The leaders of two Pakistani protest movements have vowed to keep their protests alive until Prime Minister Nawaz Sharif resigns, after thousands entered the country's capital in the biggest challenge yet to the 15-month-old civilian government.
"I will not leave here until I have got real freedom for the country," former cricket star Imran Khan, who heads the opposition Pakistan Tehreek-e-Insaaf party, told thousands of supporters who had followed him into Islamabad on Friday.
"Decide, Nawaz Sharif. Resign and have fresh elections!"
Anti-government cleric Tahir ul-Qadri, who has spearheaded a separate protest march from Lahore to the capital, planned to stage a sit-in with his followers and deliver a speech on Saturday.
"Dr Qadri will present the 'Demands of Revolution March 2014', which includes stepping down of Nawaz Sharif and his government and his immediate arrest," said Qadri's spokesman, Shahid Mursaleen.
Al Jazeera's Asad Hashim, reporting from Islamabad, said "three days of marches, convoys and protests through the Punjab province have culminated in this moment - both Khan and Qadri are now in Islamabad, 2km from parliament.
After previous protests held by Tahir-ul-Qadri had resulted in violent clashes between his supporters and the police, there were fears that this protest would also see violence. That has not come to pass.

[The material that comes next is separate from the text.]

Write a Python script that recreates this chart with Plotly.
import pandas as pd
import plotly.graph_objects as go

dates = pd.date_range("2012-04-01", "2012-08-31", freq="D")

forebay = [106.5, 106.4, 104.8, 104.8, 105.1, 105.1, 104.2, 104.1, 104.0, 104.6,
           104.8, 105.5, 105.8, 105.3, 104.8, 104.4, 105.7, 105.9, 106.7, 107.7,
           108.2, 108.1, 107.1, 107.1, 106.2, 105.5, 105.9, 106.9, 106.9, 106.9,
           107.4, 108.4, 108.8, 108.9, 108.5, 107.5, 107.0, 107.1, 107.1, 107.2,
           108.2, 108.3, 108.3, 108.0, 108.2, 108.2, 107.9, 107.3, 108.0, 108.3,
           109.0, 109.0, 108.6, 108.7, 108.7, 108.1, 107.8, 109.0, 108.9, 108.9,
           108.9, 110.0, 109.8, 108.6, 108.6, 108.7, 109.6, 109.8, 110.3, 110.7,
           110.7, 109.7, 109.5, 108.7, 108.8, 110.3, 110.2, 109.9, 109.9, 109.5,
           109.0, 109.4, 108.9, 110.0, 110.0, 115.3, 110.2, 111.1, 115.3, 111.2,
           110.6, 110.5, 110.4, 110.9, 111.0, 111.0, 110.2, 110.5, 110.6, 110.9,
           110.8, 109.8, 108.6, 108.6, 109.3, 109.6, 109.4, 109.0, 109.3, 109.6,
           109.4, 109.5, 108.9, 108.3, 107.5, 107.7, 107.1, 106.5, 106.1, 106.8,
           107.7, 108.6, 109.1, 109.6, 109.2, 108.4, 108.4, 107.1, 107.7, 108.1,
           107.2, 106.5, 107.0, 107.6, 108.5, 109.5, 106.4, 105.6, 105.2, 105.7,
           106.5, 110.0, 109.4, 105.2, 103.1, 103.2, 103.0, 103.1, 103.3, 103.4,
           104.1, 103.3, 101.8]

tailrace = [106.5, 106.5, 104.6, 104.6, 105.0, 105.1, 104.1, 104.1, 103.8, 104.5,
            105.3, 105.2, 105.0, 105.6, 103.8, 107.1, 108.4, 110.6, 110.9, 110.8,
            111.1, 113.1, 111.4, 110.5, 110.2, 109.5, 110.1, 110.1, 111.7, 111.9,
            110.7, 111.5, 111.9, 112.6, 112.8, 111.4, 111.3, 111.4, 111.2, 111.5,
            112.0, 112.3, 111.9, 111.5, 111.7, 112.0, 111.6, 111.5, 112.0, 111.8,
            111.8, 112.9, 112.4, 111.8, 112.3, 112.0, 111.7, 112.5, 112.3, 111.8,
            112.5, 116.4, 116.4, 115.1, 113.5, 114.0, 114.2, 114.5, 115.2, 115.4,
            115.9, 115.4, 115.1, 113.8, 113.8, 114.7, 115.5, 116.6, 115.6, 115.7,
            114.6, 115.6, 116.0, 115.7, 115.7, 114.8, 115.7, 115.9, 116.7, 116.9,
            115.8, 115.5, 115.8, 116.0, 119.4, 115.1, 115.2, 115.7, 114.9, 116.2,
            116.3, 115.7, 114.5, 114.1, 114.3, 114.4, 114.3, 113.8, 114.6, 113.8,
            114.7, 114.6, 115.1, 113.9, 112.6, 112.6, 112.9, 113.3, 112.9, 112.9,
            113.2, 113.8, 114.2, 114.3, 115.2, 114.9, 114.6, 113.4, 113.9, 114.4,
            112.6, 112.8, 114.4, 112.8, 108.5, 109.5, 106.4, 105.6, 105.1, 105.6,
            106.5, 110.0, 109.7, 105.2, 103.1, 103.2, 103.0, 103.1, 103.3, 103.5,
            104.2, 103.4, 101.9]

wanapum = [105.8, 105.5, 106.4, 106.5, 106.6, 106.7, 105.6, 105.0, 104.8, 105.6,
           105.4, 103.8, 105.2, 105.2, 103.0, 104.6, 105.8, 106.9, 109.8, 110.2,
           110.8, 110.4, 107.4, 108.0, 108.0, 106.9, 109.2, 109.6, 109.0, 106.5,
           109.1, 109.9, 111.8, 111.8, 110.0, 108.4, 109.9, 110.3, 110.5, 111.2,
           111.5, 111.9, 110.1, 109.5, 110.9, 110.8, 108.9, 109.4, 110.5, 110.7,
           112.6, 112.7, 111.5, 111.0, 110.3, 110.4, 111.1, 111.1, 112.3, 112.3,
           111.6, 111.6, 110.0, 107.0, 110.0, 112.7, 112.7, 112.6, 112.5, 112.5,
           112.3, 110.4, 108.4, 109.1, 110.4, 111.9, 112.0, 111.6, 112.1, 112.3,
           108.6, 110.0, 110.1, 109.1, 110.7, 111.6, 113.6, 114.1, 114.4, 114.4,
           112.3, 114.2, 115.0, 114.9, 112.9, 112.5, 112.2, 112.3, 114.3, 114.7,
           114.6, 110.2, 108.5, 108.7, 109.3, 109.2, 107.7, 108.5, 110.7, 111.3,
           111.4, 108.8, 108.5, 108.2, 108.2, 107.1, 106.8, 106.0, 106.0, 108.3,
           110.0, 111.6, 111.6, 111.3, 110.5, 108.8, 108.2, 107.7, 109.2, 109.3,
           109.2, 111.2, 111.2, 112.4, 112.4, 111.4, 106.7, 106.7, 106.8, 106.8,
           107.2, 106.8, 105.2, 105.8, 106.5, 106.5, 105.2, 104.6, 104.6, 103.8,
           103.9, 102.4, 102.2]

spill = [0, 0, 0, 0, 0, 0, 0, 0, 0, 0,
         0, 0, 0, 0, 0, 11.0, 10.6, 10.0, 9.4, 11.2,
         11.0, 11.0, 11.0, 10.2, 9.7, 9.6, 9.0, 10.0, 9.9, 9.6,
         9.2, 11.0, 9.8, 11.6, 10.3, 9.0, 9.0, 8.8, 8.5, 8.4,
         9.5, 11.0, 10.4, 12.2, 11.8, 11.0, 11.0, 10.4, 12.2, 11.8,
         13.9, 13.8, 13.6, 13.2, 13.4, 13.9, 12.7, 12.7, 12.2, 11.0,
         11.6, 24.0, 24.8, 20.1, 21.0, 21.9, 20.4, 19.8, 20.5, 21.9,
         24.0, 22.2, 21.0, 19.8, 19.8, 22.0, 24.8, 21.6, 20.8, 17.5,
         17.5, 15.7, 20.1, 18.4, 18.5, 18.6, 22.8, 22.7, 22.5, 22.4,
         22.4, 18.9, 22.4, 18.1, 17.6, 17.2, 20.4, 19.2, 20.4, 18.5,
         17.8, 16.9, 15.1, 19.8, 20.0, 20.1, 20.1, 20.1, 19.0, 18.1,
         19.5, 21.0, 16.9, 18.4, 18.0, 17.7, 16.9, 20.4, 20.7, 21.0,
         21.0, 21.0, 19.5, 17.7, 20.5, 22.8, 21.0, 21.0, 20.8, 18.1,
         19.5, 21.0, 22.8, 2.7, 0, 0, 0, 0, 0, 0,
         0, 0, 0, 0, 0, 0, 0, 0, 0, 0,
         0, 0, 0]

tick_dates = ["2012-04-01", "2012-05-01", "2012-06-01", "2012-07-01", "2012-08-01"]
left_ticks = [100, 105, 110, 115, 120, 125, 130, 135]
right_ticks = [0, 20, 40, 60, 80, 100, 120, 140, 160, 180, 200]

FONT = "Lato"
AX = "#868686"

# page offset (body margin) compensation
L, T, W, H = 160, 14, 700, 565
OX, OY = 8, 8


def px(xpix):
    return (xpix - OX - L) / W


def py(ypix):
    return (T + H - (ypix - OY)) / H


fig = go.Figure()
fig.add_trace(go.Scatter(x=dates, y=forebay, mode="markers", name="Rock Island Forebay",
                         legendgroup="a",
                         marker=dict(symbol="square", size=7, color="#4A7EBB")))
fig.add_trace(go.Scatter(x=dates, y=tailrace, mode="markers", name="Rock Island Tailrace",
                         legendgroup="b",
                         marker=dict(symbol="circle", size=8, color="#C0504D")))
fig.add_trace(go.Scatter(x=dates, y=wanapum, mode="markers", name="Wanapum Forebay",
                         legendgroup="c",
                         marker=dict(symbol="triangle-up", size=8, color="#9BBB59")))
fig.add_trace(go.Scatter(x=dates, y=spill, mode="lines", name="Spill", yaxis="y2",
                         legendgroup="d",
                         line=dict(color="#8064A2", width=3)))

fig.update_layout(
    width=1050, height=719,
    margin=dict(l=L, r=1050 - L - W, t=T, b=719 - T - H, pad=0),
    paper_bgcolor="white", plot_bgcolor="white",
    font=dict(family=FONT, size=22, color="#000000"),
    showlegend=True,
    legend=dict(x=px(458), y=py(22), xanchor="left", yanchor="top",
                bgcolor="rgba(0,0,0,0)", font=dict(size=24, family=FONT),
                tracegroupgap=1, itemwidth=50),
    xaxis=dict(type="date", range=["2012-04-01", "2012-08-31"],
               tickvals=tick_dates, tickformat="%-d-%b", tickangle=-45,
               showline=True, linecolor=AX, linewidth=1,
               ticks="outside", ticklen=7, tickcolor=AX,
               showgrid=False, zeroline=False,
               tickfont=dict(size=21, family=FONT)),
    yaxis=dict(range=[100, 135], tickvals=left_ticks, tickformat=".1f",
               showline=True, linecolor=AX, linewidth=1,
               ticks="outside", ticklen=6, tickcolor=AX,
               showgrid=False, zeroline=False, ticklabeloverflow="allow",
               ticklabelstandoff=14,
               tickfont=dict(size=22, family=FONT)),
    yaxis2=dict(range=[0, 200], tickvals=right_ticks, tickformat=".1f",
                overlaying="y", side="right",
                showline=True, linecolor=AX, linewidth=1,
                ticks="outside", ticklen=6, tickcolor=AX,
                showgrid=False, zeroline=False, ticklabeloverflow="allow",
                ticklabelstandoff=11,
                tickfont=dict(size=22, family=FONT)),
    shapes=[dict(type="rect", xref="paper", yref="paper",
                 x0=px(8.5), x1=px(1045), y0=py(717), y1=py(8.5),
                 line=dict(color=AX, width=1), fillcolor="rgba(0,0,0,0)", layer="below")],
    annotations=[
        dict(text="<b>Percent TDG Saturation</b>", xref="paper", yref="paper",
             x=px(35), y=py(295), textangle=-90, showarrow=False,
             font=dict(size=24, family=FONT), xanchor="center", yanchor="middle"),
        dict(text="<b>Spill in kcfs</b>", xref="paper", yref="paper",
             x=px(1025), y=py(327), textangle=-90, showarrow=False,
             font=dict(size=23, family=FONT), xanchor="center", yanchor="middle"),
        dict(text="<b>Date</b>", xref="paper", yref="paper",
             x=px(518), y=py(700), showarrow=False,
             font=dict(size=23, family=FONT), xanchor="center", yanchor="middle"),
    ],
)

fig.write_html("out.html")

"They say they won't leave until Sharif does, but with a majority in parliament, the ruling party is under no legal pressure to do so. Khan and Qadri's supporters say they will not support any extra-constitutional measures to remove him, and so this leaves us at an impasse."
The unrest has raised questions about Pakistan's stability, at a time when the nation of 180 million is waging an offensive against the Pakistani Taliban and when the influence of anti-Western and sectarian groups is growing.

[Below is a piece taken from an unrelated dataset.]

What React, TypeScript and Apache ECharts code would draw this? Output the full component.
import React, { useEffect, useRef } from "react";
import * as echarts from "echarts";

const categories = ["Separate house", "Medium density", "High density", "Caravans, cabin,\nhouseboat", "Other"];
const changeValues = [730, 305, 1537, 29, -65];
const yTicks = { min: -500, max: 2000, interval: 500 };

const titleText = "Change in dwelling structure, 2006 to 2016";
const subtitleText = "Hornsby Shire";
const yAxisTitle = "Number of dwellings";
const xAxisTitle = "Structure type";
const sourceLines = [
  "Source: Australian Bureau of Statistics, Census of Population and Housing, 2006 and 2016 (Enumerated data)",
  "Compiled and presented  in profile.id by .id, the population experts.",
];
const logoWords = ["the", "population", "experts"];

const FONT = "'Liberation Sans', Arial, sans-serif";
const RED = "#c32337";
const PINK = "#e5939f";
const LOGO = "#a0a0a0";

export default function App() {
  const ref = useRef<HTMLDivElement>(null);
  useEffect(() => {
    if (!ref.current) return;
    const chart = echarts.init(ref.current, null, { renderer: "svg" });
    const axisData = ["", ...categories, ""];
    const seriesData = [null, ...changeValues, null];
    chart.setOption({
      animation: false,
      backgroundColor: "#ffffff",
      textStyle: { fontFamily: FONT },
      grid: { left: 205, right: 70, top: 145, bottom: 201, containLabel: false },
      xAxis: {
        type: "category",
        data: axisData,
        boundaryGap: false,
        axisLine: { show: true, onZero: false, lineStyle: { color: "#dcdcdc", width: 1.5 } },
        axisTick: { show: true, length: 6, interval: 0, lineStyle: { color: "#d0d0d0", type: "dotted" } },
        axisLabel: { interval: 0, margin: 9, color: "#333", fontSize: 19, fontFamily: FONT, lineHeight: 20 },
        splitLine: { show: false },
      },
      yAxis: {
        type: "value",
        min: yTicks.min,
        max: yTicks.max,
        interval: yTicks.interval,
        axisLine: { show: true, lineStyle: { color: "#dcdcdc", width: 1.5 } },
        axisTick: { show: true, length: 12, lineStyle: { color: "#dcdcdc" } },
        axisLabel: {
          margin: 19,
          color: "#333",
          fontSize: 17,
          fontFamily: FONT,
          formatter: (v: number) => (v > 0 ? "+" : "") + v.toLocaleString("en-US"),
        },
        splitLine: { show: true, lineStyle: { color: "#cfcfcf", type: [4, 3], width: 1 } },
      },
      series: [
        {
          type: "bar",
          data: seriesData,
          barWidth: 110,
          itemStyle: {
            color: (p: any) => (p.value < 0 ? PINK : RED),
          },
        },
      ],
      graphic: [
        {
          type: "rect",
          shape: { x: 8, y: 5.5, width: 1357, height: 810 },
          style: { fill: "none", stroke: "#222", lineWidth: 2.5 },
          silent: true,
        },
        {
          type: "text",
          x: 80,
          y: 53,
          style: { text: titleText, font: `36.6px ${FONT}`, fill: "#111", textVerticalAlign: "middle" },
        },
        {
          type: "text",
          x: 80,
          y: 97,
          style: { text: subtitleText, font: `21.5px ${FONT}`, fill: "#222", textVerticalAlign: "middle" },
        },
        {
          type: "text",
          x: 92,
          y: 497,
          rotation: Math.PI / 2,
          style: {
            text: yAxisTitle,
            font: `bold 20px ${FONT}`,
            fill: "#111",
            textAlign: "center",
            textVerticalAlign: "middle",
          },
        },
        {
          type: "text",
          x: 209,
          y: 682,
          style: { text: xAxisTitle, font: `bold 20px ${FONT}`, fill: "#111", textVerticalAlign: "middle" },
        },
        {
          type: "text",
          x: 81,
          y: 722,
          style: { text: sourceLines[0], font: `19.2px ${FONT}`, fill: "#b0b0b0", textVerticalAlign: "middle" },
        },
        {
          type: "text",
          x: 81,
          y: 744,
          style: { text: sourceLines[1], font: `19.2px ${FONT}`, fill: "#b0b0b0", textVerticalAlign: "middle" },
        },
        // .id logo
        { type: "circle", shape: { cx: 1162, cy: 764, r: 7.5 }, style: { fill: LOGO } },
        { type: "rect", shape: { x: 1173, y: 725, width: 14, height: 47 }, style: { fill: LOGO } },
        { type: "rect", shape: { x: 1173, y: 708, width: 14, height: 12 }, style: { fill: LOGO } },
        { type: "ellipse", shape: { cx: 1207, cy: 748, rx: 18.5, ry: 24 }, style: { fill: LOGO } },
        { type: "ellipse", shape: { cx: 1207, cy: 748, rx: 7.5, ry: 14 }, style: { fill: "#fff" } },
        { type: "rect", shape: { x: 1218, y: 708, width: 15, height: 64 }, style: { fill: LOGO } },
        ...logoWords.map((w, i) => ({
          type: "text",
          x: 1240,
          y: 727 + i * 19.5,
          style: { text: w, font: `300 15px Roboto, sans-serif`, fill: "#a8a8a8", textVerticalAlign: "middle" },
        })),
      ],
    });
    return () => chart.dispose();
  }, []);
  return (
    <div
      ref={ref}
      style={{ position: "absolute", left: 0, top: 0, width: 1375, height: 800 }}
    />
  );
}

On Friday, a stone-throwing mob attacked Khan's convoy as he led supporters through the eastern city of Gujranwala.
Gunshots were fired but Khan was not injured, his spokeswoman said. The government said there was no shooting, and police arrested 16 activists from the ruling party.
In Islamabad, authorities have blocked roads with shipping containers and barbed wire in an effort to control the marches, and riot police have been out in force, but there have not been any serious incidents.
"After previous protests held by Tahir-ul-Qadri had resulted in violent clashes between his supporters and the police, there were fears that this protest would also see violence. That has not come to pass," added Al Jazeera's reporter.
Some members of Sharif's party have suggested the protests are secretly backed by elements in the military, which has had an uneasy relationship with the prime minister.
To what extent Khan and Qadri can destabilise the government is likely to depend on the stance taken by the armed forces, which has a long history of mounting coups.
Few people fear a coup, but many officials think the threat of unrest will increase the military's hold over the government.
The military has been frustrated with the government, in particular over the prosecution of former army chief and president Pervez Musharraf for treason.
There has been disagreement, too, between the government and the army on how to handle the Taliban.
The government insisted on peace talks but eventually the army launched an offensive.